As I’ve gotten older, I’m more influenced by bits and pieces of books.  In HOUSE OF LEAVES by Mark Z. Danielewski, the story included a coded note from one character to another.  The reader was required to count lines and mark letters to reveal the true message.  When I glanced at my transcription and saw this CREEPY letter, written in my own penmanship, I had to stop reading for a day or two while I got over my heebie-jeebies.  That’s the sort of thing I love – when a story is so creepy you throw the book across the room, but so intriguing you are forced to pick it up again, desperately curious to read a little more.

If you could sit down with 3 authors to discuss your story line, where you saw it going and to see what advise they could give you who would they be and why?

I’d choose John Green, Audrey Niffenegger, and Neil Gaiman.  Since I’m a pantser-type writer, I’d have no idea where my story was going or what advice to seek.  I’d mumble incoherently and blush a lot.  It’d be like that nightmare where I show up to class, on test day, in my jammies.  But since it’s my dream, we’d all end up playing foosball over beers.  Then I’d ply them with other, equally important questions like, “How did you get to be so awesome?”  

Do you have a play list you write to? Do you have a play list for this book?

OK, this is total spoiler music.  My play list for this book included Secure Yourself, by the Indigo Girls; Help, I’m Alive by Metric; Cruel Summer by Bananarama; and of course Don’t Fear the Reaper, by Caesars.  

As a first time author, what was your biggest fear before you hit the publish button?

In the beginning, the story belongs to you, a secret thing.  Hitting the publish button is like getting a tattoo – taking what you really think and putting it out on the surface, for anyone to see, for the rest of your life.  That’s fairly terrifying.  


Now that you have hit that button and have published, how do you feel?

Whatever emotion it is when you fall face first into a box of chocolate and giggle-weep until you pass out.   

What words of wisdom do you have for new authors out there??  

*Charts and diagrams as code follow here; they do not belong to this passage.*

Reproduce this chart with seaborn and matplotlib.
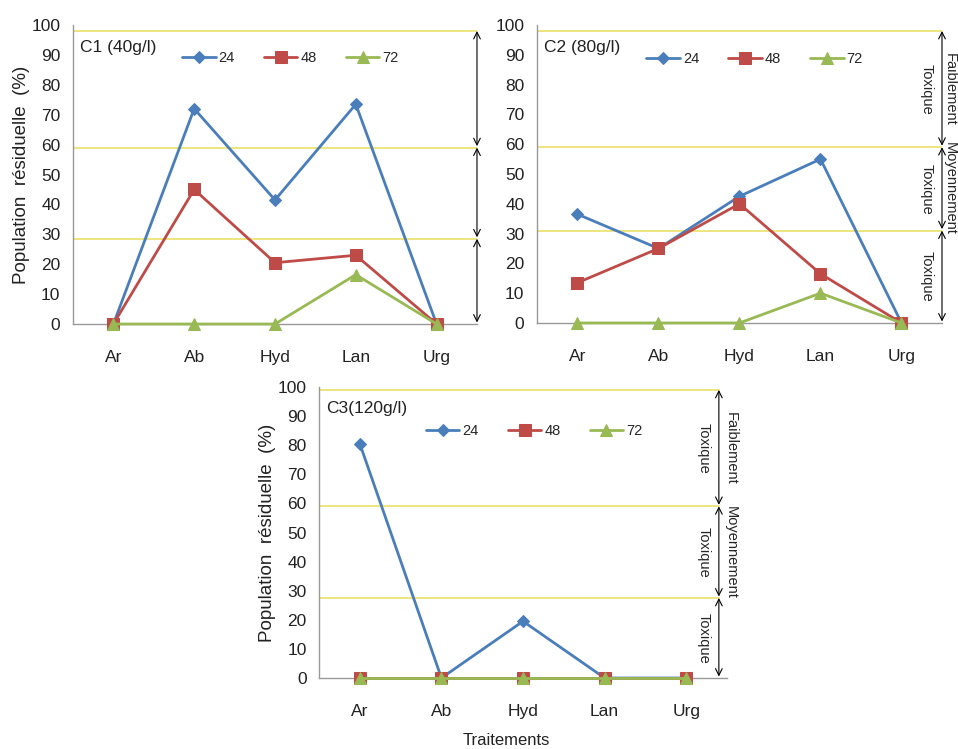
import numpy as np
import pandas as pd
import matplotlib
matplotlib.use("Agg")
import matplotlib.pyplot as plt
import seaborn as sns

# Données
traitements = ["Ar", "Ab", "Hyd", "Lan", "Urg"]
durees = ["24", "48", "72"]

c1_24 = [0, 72, 41.5, 73.5, 0]
c1_48 = [0, 45, 20.5, 23, 0]
c1_72 = [0, 0, 0, 16.5, 0]

c2_24 = [36.5, 25, 42.5, 55, 0]
c2_48 = [13.5, 25, 40, 16.5, 0]
c2_72 = [0, 0, 0, 10, 0]

c3_24 = [80.5, 0, 19.5, 0, 0]
c3_48 = [0, 0, 0, 0, 0]
c3_72 = [0, 0, 0, 0, 0]

seuils_c1 = [98, 59, 28.5]
seuils_c2 = [98, 59, 31]
seuils_c3 = [99, 59, 27.5]

titres = ["C1 (40g/l)", "C2 (80g/l)", "C3(120g/l)"]
zones = ["Faiblement", "Moyennement", ""]

sns.set_style("white")
plt.rcParams["font.family"] = ["Liberation Sans", "DejaVu Sans"]

couleurs = ["#4A7EBB", "#BE4B48", "#98B954"]
marqueurs = ["D", "s", "^"]
tailles = [6, 8, 9]

fig = plt.figure(figsize=(9.58, 7.49), dpi=100)
ax1 = fig.add_axes([0.0762, 0.5674, 0.4217, 0.3992])
ax2 = fig.add_axes([0.5605, 0.5688, 0.4228, 0.3978])
ax3 = fig.add_axes([0.3330, 0.0948, 0.4259, 0.3885])

# (axe, séries, seuils, titre, x flèches, textes, légende x, légende y, décalage texte)
panneaux = [
    (ax1, [c1_24, c1_48, c1_72], seuils_c1, titres[0], 1.0, False, 0.27, 89, 0.028),
    (ax2, [c2_24, c2_48, c2_72], seuils_c2, titres[1], 1.0, True, 0.27, 88.5, 0.02),
    (ax3, [c3_24, c3_48, c3_72], seuils_c3, titres[2], 0.98, True, 0.262, 85, 0.028),
]

x = np.arange(len(traitements))

for ax, series, seuils, titre, xa, textes, leg_x, leg_y, dx in panneaux:
    # lignes de seuil jaunes
    for s in seuils:
        ax.axhline(s, xmin=0, xmax=xa, color="#E8DC5C", lw=1.1, zorder=1)

    for vals, d, c, m, ms in zip(series, durees, couleurs, marqueurs, tailles):
        df = pd.DataFrame({"Traitement": x, "Valeur": vals})
        sns.lineplot(data=df, x="Traitement", y="Valeur", ax=ax, color=c,
                     marker=m, markersize=ms, markeredgecolor=c, linewidth=2,
                     label=d, zorder=3, clip_on=False)

    ax.set_xlim(-0.5, 4.5)
    ax.set_ylim(0, 100)
    ax.set_yticks(range(0, 101, 10))
    ax.set_xticks(x)
    ax.set_xticklabels(traitements)
    ax.set_xticks(np.arange(-0.5, 5, 1), minor=True)
    ax.tick_params(axis="x", which="major", length=0, pad=19, labelsize=12.5, colors="#222222")
    ax.tick_params(axis="x", which="minor", length=5, color="#999999", direction="out")
    ax.tick_params(axis="y", length=5, color="#999999", labelsize=12.5, labelcolor="#222222", pad=4)
    for sp in ["top", "right"]:
        ax.spines[sp].set_visible(False)
    for sp in ["left", "bottom"]:
        ax.spines[sp].set_color("#999999")
        ax.spines[sp].set_linewidth(1)
    ax.set_xlabel("")
    ax.set_ylabel("")

    ax.text(0.018, 92.5, titre, transform=ax.get_yaxis_transform(), fontsize=12.5,
            ha="left", va="center", color="#222222")

    ax.legend(loc="center left", bbox_to_anchor=(leg_x, leg_y),
              bbox_transform=ax.get_yaxis_transform(), ncol=3, frameon=False,
              handlelength=2.3, handletextpad=0.2, columnspacing=2.0,
              borderpad=0, borderaxespad=0,
              prop={"family": ["Liberation Sans Narrow", "Liberation Sans"], "size": 10.5})

    # flèches des classes de toxicité
    bornes = seuils + [0]
    tr = ax.get_yaxis_transform()
    for haut, bas in zip(bornes[:-1], bornes[1:]):
        ax.annotate("", xy=(xa, bas + 0.5), xytext=(xa, haut), xycoords=tr, textcoords=tr,
                    arrowprops=dict(arrowstyle="<->", color="black", lw=0.8,
                                    shrinkA=0, shrinkB=0, mutation_scale=12),
                    annotation_clip=False)
    if textes:
        for haut, bas, z in zip(bornes[:-1], bornes[1:], zones):
            milieu = (haut + bas) / 2
            if z:
                ax.text(xa + dx, milieu, z, transform=tr, rotation=-90, fontsize=10.5,
                        ha="center", va="center", clip_on=False)
            ax.text(xa - 0.037, milieu, "Toxique", transform=tr, rotation=-90, fontsize=10.5,
                    ha="center", va="center", clip_on=False)

for ax in [ax1, ax3]:
    ax.set_ylabel("Population  résiduelle  (%)", fontsize=13.5, color="#222222", labelpad=1)

ax3.set_xlabel("Traitements", fontsize=12, color="#222222")
ax3.xaxis.set_label_coords(0.46, -0.19)

fig.savefig("out.png", dpi=100, facecolor="white")
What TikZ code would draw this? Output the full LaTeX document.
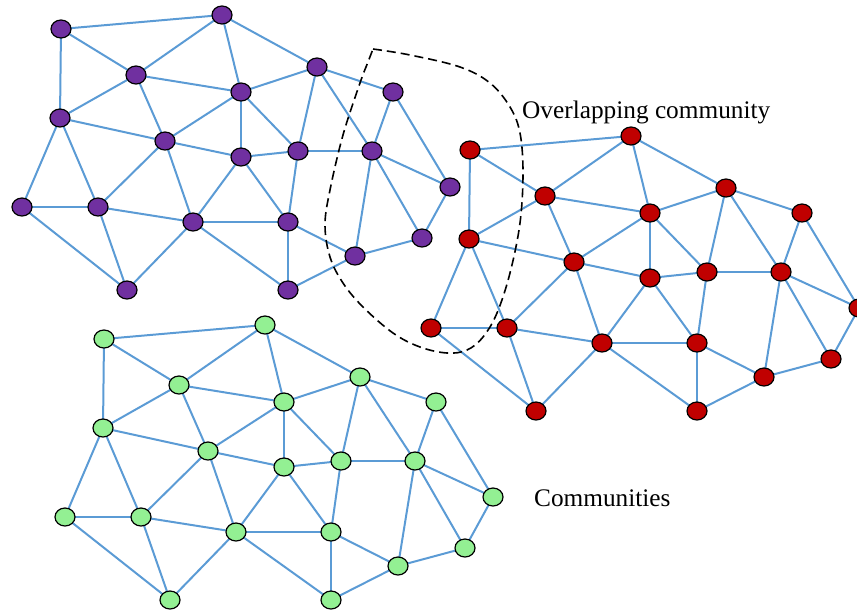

Trust yourself and keep going.  








The Last Academy


The Last Academy
THEN I WAS AT NORA’S DOOR.
There was no one milling about in the hallway this time. In fact, it seemed even more dark and deserted than usual. I knocked.
“Come in!” Nora yelled. She was sitting out on the patio. Already, Jessie’s stuff had a dusty, pharaoh’s tomb look to it. I hurried through the room and out to the patio.
“What really happened to Jessie?” I asked. “Did she…”
Nora said in a loud voice, “I don’t know. When I woke up, she was gone.”
“People were talking about an ambulance. They said she killed herself.”
“Look, I don’t know anything about that.” Nora enunciated every word. I wanted to shake her or something. Jessie had been my friend, too.
“But what about all her stuff?”  I demanded. “Are you telling me she just got up in the middle of the night and walked out of your room and … disappeared?”